On one hand, there’s a way in which calling him weird trivializes the real perils that a second Trump term would pose. But on the other, there have been demands since as early as 2016 for the Democrats to play dirty and sink to using the language of their opponents. Harris has introduced an element of confrontationalism to her campaign that distinguishes it from the one that preceded it.
Yet, even in her most biting moments, she’s not mispronouncing her opponent’s name in a bald-faced attempt to invigorate racists. She’s not attacking the color of his skin, questioning his parentage, or demanding to see birth certificates — as Trump routinely asked of the Hawaii-born Barack Obama. She and her allies have elected instead to point out that many of the things that Trump does are, objectively, unusual.
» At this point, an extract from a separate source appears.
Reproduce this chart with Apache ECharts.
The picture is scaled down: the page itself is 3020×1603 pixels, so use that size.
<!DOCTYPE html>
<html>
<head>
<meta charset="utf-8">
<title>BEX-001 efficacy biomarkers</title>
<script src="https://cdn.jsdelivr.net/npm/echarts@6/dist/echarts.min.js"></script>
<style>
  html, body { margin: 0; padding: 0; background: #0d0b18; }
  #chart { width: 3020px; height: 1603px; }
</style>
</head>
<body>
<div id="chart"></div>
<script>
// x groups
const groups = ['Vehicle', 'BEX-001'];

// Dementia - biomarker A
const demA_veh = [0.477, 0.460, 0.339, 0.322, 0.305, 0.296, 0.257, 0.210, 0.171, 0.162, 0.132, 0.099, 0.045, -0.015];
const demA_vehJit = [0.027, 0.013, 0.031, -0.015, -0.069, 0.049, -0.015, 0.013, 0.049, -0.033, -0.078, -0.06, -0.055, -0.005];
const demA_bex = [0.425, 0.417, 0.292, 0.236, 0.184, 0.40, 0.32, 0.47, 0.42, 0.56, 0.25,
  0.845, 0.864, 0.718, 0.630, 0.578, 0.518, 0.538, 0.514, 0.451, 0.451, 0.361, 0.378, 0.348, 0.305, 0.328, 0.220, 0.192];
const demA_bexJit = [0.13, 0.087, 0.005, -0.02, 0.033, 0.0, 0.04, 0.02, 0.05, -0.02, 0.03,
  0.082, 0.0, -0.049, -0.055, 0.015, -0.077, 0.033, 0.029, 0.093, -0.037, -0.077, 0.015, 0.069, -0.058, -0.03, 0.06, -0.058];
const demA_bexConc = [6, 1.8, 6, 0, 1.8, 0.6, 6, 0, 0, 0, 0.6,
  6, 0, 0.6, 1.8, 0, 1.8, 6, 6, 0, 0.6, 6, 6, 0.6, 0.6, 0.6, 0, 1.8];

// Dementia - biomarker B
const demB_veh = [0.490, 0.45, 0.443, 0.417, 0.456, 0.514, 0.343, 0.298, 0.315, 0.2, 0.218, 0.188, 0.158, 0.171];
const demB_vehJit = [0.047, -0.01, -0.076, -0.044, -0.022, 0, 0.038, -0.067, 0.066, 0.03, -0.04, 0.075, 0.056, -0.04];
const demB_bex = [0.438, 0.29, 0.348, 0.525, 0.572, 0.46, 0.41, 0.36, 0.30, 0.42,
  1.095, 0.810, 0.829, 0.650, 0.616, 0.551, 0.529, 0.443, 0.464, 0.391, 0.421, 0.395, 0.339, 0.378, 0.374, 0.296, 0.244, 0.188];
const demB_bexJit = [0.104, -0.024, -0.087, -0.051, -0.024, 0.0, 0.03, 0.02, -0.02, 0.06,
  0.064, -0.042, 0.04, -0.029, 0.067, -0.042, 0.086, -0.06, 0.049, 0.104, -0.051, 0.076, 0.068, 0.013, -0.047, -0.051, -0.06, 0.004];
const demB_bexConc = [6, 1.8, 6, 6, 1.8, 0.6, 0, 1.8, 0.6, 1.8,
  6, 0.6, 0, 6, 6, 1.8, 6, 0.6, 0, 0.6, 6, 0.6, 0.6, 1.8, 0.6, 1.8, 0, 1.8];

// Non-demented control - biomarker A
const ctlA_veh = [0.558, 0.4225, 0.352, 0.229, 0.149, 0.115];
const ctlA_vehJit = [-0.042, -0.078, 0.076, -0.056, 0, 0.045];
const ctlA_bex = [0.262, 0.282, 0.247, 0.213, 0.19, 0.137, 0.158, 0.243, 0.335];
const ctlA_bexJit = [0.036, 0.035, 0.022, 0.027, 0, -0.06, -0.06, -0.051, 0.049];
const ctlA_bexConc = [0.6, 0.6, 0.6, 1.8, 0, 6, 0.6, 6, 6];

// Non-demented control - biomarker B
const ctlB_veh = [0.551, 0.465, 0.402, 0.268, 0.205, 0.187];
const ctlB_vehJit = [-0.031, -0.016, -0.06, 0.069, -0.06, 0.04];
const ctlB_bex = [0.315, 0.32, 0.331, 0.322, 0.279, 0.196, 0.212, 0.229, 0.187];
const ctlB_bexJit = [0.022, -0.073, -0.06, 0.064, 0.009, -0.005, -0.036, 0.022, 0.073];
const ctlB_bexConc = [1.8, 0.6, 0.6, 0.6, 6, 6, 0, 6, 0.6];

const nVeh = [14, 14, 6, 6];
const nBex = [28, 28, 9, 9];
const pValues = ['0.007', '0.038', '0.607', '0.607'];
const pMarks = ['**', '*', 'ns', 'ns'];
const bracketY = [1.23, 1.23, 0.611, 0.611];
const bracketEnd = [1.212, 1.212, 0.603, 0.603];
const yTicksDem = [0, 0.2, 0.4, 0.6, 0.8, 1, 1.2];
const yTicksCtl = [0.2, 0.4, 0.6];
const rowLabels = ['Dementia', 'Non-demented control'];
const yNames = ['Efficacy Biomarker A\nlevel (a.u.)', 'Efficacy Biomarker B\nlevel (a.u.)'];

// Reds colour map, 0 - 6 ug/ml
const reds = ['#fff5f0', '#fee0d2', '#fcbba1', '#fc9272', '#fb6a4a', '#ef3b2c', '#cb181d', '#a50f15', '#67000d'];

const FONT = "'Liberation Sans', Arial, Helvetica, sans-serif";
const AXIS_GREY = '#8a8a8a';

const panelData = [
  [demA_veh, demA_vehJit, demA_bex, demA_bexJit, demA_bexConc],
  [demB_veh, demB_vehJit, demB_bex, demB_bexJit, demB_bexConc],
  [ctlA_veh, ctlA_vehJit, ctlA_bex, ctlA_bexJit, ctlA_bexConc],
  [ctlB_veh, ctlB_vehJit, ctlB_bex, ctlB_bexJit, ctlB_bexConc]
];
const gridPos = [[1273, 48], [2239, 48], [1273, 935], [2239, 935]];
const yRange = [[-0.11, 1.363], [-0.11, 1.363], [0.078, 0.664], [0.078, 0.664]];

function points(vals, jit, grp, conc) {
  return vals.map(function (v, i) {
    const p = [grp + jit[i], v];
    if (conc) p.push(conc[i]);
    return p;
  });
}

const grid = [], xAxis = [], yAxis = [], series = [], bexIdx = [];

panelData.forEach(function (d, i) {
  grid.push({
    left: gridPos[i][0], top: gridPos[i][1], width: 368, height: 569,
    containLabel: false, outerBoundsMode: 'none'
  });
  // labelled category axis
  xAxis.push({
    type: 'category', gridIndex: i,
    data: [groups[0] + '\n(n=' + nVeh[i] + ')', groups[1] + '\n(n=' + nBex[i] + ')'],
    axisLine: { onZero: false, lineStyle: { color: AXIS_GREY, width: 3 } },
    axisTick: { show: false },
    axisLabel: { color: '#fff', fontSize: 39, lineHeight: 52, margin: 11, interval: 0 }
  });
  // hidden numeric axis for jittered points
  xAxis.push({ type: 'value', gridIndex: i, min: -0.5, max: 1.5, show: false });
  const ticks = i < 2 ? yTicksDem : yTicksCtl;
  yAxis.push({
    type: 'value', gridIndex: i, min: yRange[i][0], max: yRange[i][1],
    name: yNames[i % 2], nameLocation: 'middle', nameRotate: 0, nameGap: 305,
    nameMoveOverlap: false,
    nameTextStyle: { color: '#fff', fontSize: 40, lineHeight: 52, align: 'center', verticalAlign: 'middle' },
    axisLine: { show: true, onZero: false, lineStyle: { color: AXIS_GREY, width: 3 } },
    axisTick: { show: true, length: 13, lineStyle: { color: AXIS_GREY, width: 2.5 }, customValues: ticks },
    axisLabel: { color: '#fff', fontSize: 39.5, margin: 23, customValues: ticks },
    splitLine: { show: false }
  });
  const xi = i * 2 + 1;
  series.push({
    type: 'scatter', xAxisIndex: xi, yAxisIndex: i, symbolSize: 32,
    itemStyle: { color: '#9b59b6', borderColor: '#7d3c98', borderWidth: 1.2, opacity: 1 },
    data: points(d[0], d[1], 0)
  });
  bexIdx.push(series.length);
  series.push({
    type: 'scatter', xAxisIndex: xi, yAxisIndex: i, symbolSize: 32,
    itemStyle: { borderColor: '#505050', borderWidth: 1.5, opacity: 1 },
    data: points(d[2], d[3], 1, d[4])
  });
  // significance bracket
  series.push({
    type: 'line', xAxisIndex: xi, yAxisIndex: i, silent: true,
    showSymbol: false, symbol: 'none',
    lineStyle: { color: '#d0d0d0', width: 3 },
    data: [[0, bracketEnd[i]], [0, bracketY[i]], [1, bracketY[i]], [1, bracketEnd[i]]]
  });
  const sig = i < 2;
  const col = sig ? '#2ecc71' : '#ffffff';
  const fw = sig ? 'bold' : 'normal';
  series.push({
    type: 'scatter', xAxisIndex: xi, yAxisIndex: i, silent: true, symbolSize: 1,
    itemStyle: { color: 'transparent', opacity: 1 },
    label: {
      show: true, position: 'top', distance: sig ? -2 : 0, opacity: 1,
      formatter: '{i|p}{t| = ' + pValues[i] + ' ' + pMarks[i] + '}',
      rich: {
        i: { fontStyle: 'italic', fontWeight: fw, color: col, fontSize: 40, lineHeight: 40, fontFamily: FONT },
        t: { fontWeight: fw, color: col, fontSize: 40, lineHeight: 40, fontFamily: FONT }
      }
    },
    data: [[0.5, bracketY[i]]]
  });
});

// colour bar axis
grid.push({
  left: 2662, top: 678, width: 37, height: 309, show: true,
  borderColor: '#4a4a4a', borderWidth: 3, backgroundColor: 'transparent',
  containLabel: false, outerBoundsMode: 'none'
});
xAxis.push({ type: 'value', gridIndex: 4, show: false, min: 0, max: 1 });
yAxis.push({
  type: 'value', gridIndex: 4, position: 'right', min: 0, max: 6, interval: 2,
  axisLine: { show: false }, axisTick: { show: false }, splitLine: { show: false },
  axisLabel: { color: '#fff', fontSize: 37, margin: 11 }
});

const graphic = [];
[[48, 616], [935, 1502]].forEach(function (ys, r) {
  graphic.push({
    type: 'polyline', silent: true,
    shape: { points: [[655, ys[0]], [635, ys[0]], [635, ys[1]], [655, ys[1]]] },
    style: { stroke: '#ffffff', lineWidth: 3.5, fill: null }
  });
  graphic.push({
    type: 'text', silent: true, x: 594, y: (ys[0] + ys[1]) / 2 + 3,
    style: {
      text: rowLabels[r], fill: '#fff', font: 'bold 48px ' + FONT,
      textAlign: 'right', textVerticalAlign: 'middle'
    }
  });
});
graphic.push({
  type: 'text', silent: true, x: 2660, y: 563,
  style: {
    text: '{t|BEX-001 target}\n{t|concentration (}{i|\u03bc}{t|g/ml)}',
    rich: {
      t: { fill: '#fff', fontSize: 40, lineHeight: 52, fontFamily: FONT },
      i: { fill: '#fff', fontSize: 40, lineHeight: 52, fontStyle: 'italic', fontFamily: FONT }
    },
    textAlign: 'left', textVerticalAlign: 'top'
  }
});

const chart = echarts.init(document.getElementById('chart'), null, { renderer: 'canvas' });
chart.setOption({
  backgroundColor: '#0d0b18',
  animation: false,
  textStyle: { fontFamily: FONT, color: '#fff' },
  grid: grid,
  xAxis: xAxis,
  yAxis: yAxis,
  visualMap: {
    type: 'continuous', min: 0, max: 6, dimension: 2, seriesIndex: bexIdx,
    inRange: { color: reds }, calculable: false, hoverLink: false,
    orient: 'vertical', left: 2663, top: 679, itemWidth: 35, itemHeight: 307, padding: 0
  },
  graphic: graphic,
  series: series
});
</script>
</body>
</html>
While it may seem counterintuitive to focus on something as piddly as this aspiring tyrant’s weirdness, Trump’s near-decade in politics has proven that the strategies used against him have lost their cogency. The most alarmist arguments have all lost their punch. There’s hardly a new way under the sun to express what Democrats already know, and what Republicans have so routinely turned their backs on.
But there’s a surprising novelty in Democratic leaders honing in on the trivial rather than the broad — to taunt him over his fears to debate and not his despotic ambitions. The transition in strategy is rooted in a deeper understanding of the man who makes fun of cripples and takes pride in his power.